Bu tarihsel süreci anlattıktan sonra sol’un hareketi yönlendirmede eksik kalındığı üzerinde de duruldu. Konuşma sonunda doğrudan demokrasi modelleri kurmak ve örgütlemek gerektiği üzerinde duran Taşdemir,bunu yaparken de forumlarda ortak çalışma grupları oluşturmanın önemli olduğuna değindi.
Konuşmanın ardından görüşlerini açıklamak isteyen ve soru sormak isteyenlere söz verildi.
*Bir konuşmacı başbakanın” ne zaman ayaklar baş oldu?” sözünü hatırlatarak bununla ilgili açıklama istedi.
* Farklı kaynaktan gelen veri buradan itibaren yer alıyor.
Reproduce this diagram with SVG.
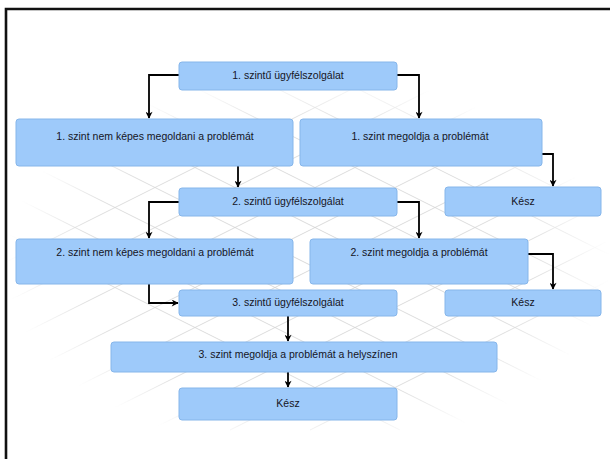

Buna Taşdemir’in cevabı, 1789’da Fransa’da, 1917’de Rusya’da, 1959’da Küba’da ayaklar baş oldu diyerek cevap verdi.
*Taşdemir’in konuşması sırasında “Arap Yalancı Baharı” tabirini kullanması konusunda görüş bildirenler ve bunun “yalancı bir bahar” olmadığını, çünkü halkların isyanıyla başladığını, sonuç olarak emperyalizm güdümüne de girse, “yalancı bahar “demenin yanlış olduğu konusunda çeşitli eleştirilerde geldi.
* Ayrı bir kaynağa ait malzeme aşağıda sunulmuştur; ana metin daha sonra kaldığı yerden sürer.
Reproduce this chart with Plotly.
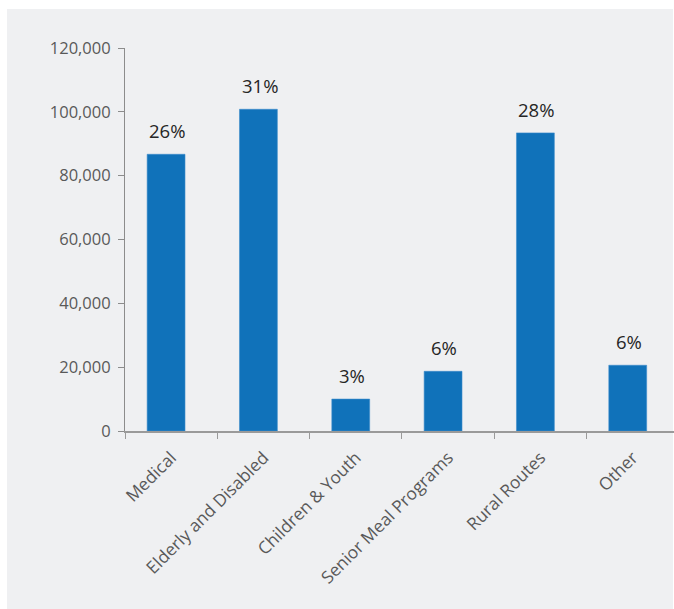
import plotly.graph_objects as go

categories = ["Medical", "Elderly and Disabled", "Children & Youth",
              "Senior Meal Programs", "Rural Routes", "Other"]
values = [86700, 100800, 10000, 18700, 93400, 20600]
pct_labels = ["26%", "31%", "3%", "6%", "28%", "6%"]
y_ticks = [0, 20000, 40000, 60000, 80000, 100000, 120000]

W, H = 674, 609
L, R, T, B = 125, 0, 48, 178
pw, ph = W - L - R, H - T - B
cat_px = 92.33

fig = go.Figure()
fig.add_trace(go.Bar(
    x=categories, y=values,
    width=0.41, offset=-0.26,
    marker=dict(color="#1072BA", line=dict(color="#3D8CCB", width=0.6)),
    hoverinfo="skip",
))

for c, v, t in zip(categories, values, pct_labels):
    fig.add_annotation(x=c, y=v, text=t, showarrow=False,
                       xref="x", yref="y", yanchor="bottom",
                       xshift=-4, yshift=9,
                       font=dict(family="Open Sans", size=18.5, color="#262626"))

def px_x(p):
    return (p - L) / pw

def px_y(p):
    return (T + ph - p) / ph

fig.add_shape(type="rect", xref="paper", yref="paper", layer="below",
              x0=px_x(7), x1=px_x(673), y0=px_y(612), y1=px_y(9),
              fillcolor="#EFF0F2", line=dict(width=0))

fig.update_layout(
    width=W, height=H,
    margin=dict(l=L, r=R, t=T, b=B, pad=0),
    paper_bgcolor="white",
    plot_bgcolor="rgba(0,0,0,0)",
    showlegend=False,
    font=dict(family="Open Sans", color="#595959"),
    xaxis=dict(
        type="category",
        range=[-0.5, -0.5 + pw / cat_px],
        showgrid=False, zeroline=False,
        showline=True, linecolor="#9A9A9A", linewidth=1.5,
        ticks="outside", tickson="boundaries", ticklen=6,
        tickcolor="#9A9A9A", tickwidth=1,
        tickangle=-45,
        tickfont=dict(family="Open Sans", size=17.3, color="#595959"),
        ticklabelstandoff=8,
    ),
    yaxis=dict(
        range=[0, 120000],
        tickvals=y_ticks,
        ticktext=[f"{v:,}" for v in y_ticks],
        showgrid=False, zeroline=False,
        showline=True, linecolor="#8C8C8C", linewidth=1,
        ticks="outside", ticklen=6, tickcolor="#8C8C8C",
        tickfont=dict(family="Open Sans", size=16.5, color="#595959"),
        ticklabelstandoff=4,
    ),
)

fig.write_html("out.html")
*İşçi sınıfının tarifinde bir değişiklik yapmanın gerekip gerekmediği sorusu üzerine, işçi sınıfının tanımının Marx tarafından zaten yapıldığını ancak yapılacak şeyin, bu işçi sınıfı bileşiminin ne olduğu konusunda olabileceğini belirildi.
Forumda bir takım önerilerde sunuldu:
1- Her forum öncesi Gezi Direnişi’nde kaybettiklerimiz için saygı duruşu ( oy çokluğu ile kabul edildi)
2- Ortak bir üretimle, ölümsüzleşenlerimizin resimlerinin pankartlara ve duvarlara yapılması ( oy birliği ile kabul edildi9
Forumda ayrıca 3. Köprü ile ilgili oluşturulmuş bir gruptan gelen bir aktivist, 3. Köprü ile ilgili bilgi vererek, ne gibi çalışmalar yaptıklarını anlattı. Forumda bulunanları da desteğe çağırarak eylem takvimlerini sundular. Buna göre;
19 Temmuz Cuma saat:11.00’de Çağlayan Adliyesi önünde bir araya gelinerek suç duyurusunda bulunulacak. Suç duyurusu ile kesilen 1 milyon ağacın hesabının sorulacağı belirtildi.
21 Temmuz Pazar Beşiktaş Barbaros’ta buluşularak bisikletlerle Sarıyer’e gidileceği ve burada bir açıklama yapılacağı belirtildi.
Forum bir sonraki günün duyurusuyla sonlandırıldı."